By Ashley Dunkak
@AshleyDunkak

LAKELAND, FLA. – A player makes the big league club by taking someone else’s spot, and for 24-year-old Detroit Tigers catcher James McCann, that task will not be easy.

While the Tigers have high hopes for McCann, they also like what they have seen over a span of time from veterans Alex Avila and Bryan Holaday. Avila has played 616 games in the majors. Holaday has played 84, but 62 of those appearances came last season. McCann made his major league debut in 2014, but he played in only nine games.

Detroit Tigers manager Brad Ausmus said the past performance of each of those three will be weighed in the competition at catcher, and in that respect, Avila and Holaday have an obvious edge.

“Because I’m a little skeptical of spring training performances, some of it has to go based on what my and the coaching staff’s experience has been with players and how we think they’ll perform given the opportunity,” Ausmus said Wednesday in his office. “At some point – you can’t have a track record with every single player because, at some point, young players come up, so you kind of go on your instincts or your gut or your experience. Alex obviously has a track record.

“We watch McCann a lot closer,” Ausmus said. “And Doc, we pretty much know what Doc can do, Bryan Holaday, so we know his abilities.

“He actually did an excellent job for us,” Ausmus added. “He brings a lot of energy to the club and to the clubhouse. He has some value beyond catching.”

The manager also praised Holaday for his skill set, one unique on a team of heavy hitters.

“He was actually, for a guy who didn’t run well, an excellent base runner,” Ausmus said. “He could bunt, he had that bunt against the White Sox, he can bunt for a hit, he can hit and run. Our lineup – we’ve got a lot of sluggers in our lineup. We don’t have a bunch of guys who can do the little things, and Bryan Holaday was really one of the guys that could do the little things.”

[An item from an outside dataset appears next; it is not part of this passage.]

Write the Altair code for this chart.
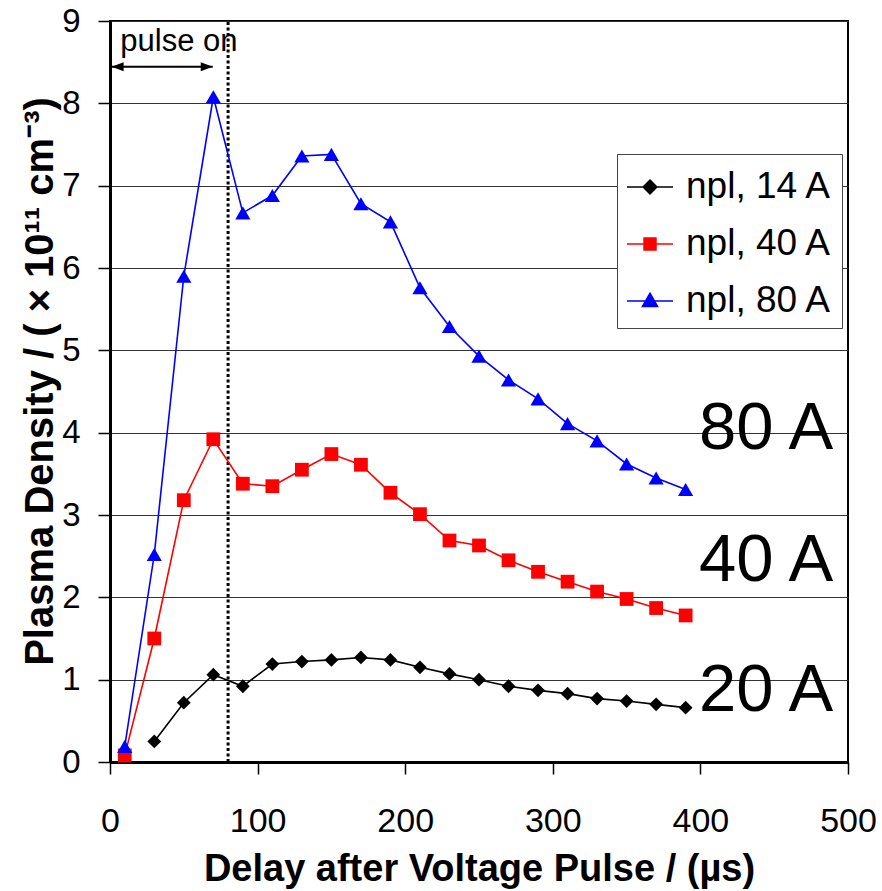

Holaday turned in a batting average of .231 last season, while Avila hit .218 but had a much higher on-base percentage of .327. McCann, over 109 games with Triple-A Toledo, batted .295 with an on-base percentage of .343. In his nine major league appearances – which included only 12 at bats – McCann’s batting average was .250.

If Tigers do not choose to platoon McCann with Avila, they could send him back to the minor leagues so he would get all his at bats rather than sitting on the bench. That decision would be one made not just by the coaches but also with general manager Dave Dombrowski and assistant general manager Al Avila.

As far as how McCann could overcome a lack of experience, Ausmus hinted at spring training games, though his reluctance to buy into results in those games still applied.

“I guess it’s impossible to not be at least a little influenced by performance, although I try to temper how that affects me, in spring training,” Ausmus said. “We think he’s going to be a very good catcher, but I think all of it plays in … It’s not only what is best for the Tigers, but you also have to think a little bit about what’s best for James McCann’s career.”

For his part, Holaday welcomes the competition.

“I’m really excited about it,” Holaday said. “Competition’s great for everyone. It pushes you, and it tests you, and so it’s great in all aspects. I’m really excited about it.

McCann understands the difficultly of unseating older players. Asked about his goals for spring training, McCann said he plans to come out and control what he can control. As far as what aspect of his game might stand in the way of him being the starting catcher, McCann noted what he lacks most is playing time at the highest level.

“The biggest thing for me is just try and get that experience,” McCann said. “So any chance I get to talk to a Verlander or a Price or Joe Nathan, guys that have been around and done it for so many years, I’m going to try to take as much information from them as possible. That way, there’s going to be a learning curve, but if I have knowledge from guys who’ve gone through it previously, hopefully that learning curve is a little shortened and I’m able to succeed through that period of adjustment.”